1. ## upper bound

Let $A \subset \mathbb{R}$ be bounded above and $B = \{x: x \ \text{is an upper bound of} \ A \}$. Prove $\sup A = \inf B$.

Since $B$ is bounded below, it has a greatest lower bound $\inf B$. To show that $\sup A = \inf B$, we need to show that $\forall x \in A, x \leq \sup A \Longleftrightarrow \forall x \in B, x \geq \inf B$? It this all there is to it?

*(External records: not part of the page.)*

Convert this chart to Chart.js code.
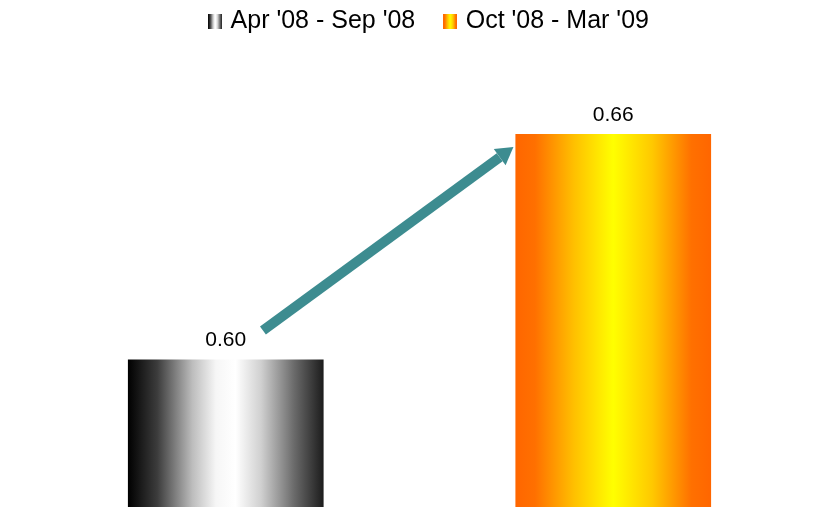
<!DOCTYPE html>
<html>
<head>
<meta charset="utf-8">
<script src="https://cdn.jsdelivr.net/npm/chart.js@4"></script>
<style>
  html, body { margin: 0; padding: 0; background: #fff; }
  #wrap { width: 823px; height: 507px; }
</style>
</head>
<body>
<div id="wrap"><canvas id="ratioChart" width="823" height="507"></canvas></div>
<script>
const categories = [''];
const periods = ["Apr '08 - Sep '08", "Oct '08 - Mar '09"];
const ratios = [0.60, 0.66];

// horizontal colour stops used for each bar (and its legend swatch)
const barStops = [
  [[0, '#000000'], [0.15, '#3c3c3c'], [0.33, '#bdbdbd'], [0.45, '#f6f6f6'], [0.55, '#ffffff'], [0.68, '#d0d0d0'], [0.85, '#6a6a6a'], [1, '#1c1c1c']],
  [[0, '#ff6600'], [0.1, '#ff7000'], [0.3, '#ffc000'], [0.5, '#ffff00'], [0.7, '#ffc800'], [0.9, '#ff7000'], [1, '#ff6600']]
];

const fontFamily = "'Liberation Sans', Arial, sans-serif";
const arrowColor = '#3d8c90';

function makeSwatch(stops) {
  const c = document.createElement('canvas');
  c.width = 14;
  c.height = 15;
  const g2 = c.getContext('2d');
  const g = g2.createLinearGradient(0, 0, 14, 0);
  stops.forEach(s => g.addColorStop(s[0], s[1]));
  g2.fillStyle = g;
  g2.fillRect(0, 0, 14, 15);
  return c;
}
const swatches = barStops.map(makeSwatch);

// paint each bar with a left-to-right gradient across its own width
const barGradients = {
  id: 'barGradients',
  beforeDatasetsDraw(chart) {
    const ctx = chart.ctx;
    chart.data.datasets.forEach((ds, i) => {
      chart.getDatasetMeta(i).data.forEach(bar => {
        const g = ctx.createLinearGradient(bar.x - bar.width / 2, 0, bar.x + bar.width / 2, 0);
        barStops[i].forEach(s => g.addColorStop(s[0], s[1]));
        bar.options = Object.assign({}, bar.options, { backgroundColor: g });
      });
    });
  }
};

// legend sits a little right of the plot centre
const legendNudge = {
  id: 'legendNudge',
  afterLayout(chart) {
    chart.legend.left += 11;
    chart.legend.right += 11;
  }
};

// value labels above the bars plus the trend arrow between them
const barExtras = {
  id: 'barExtras',
  afterDatasetsDraw(chart) {
    const ctx = chart.ctx;
    const bars = chart.data.datasets.map((ds, i) => chart.getDatasetMeta(i).data[0]);

    ctx.save();
    ctx.fillStyle = '#000';
    ctx.font = '21px ' + fontFamily;
    ctx.textAlign = 'center';
    ctx.textBaseline = 'middle';
    bars.forEach((bar, i) => {
      ctx.fillText(ratios[i].toFixed(2), bar.x, bar.y - 19);
    });

    const a = bars[0], b = bars[1];
    const x0 = a.x + a.width * 0.19, y0 = a.y - 29;
    const x1 = b.x - b.width / 2 - 2, y1 = b.y + 13;
    const ang = Math.atan2(y1 - y0, x1 - x0);
    const headLen = 17, headHalf = 10;
    const bx = x1 - headLen * Math.cos(ang), by = y1 - headLen * Math.sin(ang);

    ctx.strokeStyle = arrowColor;
    ctx.lineWidth = 10;
    ctx.lineCap = 'butt';
    ctx.beginPath();
    ctx.moveTo(x0, y0);
    ctx.lineTo(bx, by);
    ctx.stroke();

    ctx.fillStyle = arrowColor;
    ctx.beginPath();
    ctx.moveTo(x1, y1);
    ctx.lineTo(bx - headHalf * Math.sin(ang), by + headHalf * Math.cos(ang));
    ctx.lineTo(bx + headHalf * Math.sin(ang), by - headHalf * Math.cos(ang));
    ctx.closePath();
    ctx.fill();
    ctx.restore();
  }
};

const ctx = document.getElementById('ratioChart');
new Chart(ctx, {
  type: 'bar',
  data: {
    labels: categories,
    datasets: periods.map((p, i) => ({
      label: p,
      data: [ratios[i]],
      backgroundColor: barStops[i][0][1],
      borderWidth: 0
    }))
  },
  options: {
    responsive: false,
    animation: false,
    devicePixelRatio: 1,
    layout: {
      // pull the legend row up so the plot starts right under it
      padding: { top: -23, left: 32, right: 16, bottom: 0 }
    },
    datasets: {
      bar: { categoryPercentage: 1, barPercentage: 0.505 }
    },
    scales: {
      x: { display: false },
      y: { display: false, min: 0.5607, max: 0.684 }
    },
    plugins: {
      tooltip: { enabled: false },
      legend: {
        position: 'top',
        labels: {
          color: '#000',
          font: { family: fontFamily, size: 25 },
          usePointStyle: true,
          pointStyleWidth: 6,
          boxWidth: 14,
          boxHeight: 15,
          padding: 32,
          generateLabels(chart) {
            const items = Chart.defaults.plugins.legend.labels.generateLabels(chart);
            items.forEach((item, i) => { item.pointStyle = swatches[i]; });
            return items;
          }
        }
      }
    }
  },
  plugins: [barGradients, legendNudge, barExtras]
});
</script>
</body>
</html>
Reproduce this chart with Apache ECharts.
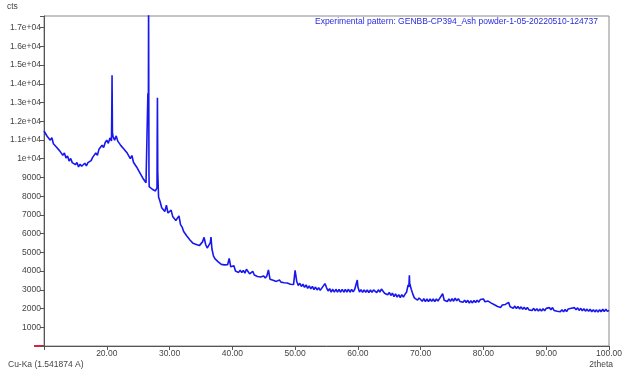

2. Suppose that $\alpha = \sup (A)\,\& \,\beta = \inf (B)$.
If $\beta < \alpha$ then by definition of supremum and infimum $\beta$ is not an upper bound of A, so $\left( {\exists c \in A} \right)\left[ {\beta < c \le \alpha } \right]$ but c is not a lower bound of B. That means $\left( {\exists d \in B} \right)\left[ {\beta \le d < c} \right]$, but that means d is a upper bound of A which is impossible because ${d < c \le \alpha }$. That means that $\alpha \le \beta$.
This time suppose that $\alpha < \beta$ which implies $\alpha < \frac{{\alpha + \beta }}{2} < \beta$.
But this means that $\frac{{\alpha + \beta }}{2}$ is an upper bound for A but it cannot belong to B. That is a contradiction. Thus $\alpha = \beta$.

3. Originally Posted by Plato
Suppose that $\alpha = \sup (A)\,\& \,\beta = \inf (B)$.
If $\beta < \alpha$ then by definition of supremum and infimum $\beta$ is not an upper bound of A, so $\left( {\exists c \in A} \right)\left[ {\beta < c \le \alpha } \right]$ but c is not a lower bound of B. That means $\left( {\exists d \in B} \right)\left[ {\beta \le d < c} \right]$, but that means d is a upper bound of A which is impossible because ${d < c \le \alpha }$. That means that $\alpha \le \beta$.
This time suppose that $\alpha < \beta$ which implies $\alpha < \frac{{\alpha + \beta }}{2} < \beta$.
But this means that $\frac{{\alpha + \beta }}{2}$ is an upper bound for A but it cannot belong to B. That is a contradiction. Thus $\alpha = \beta$.
Why can't $\frac{\alpha + \beta}{2}$ belong to $B$?

4. oh ok because $\frac{\alpha + \beta}{2} < \beta$.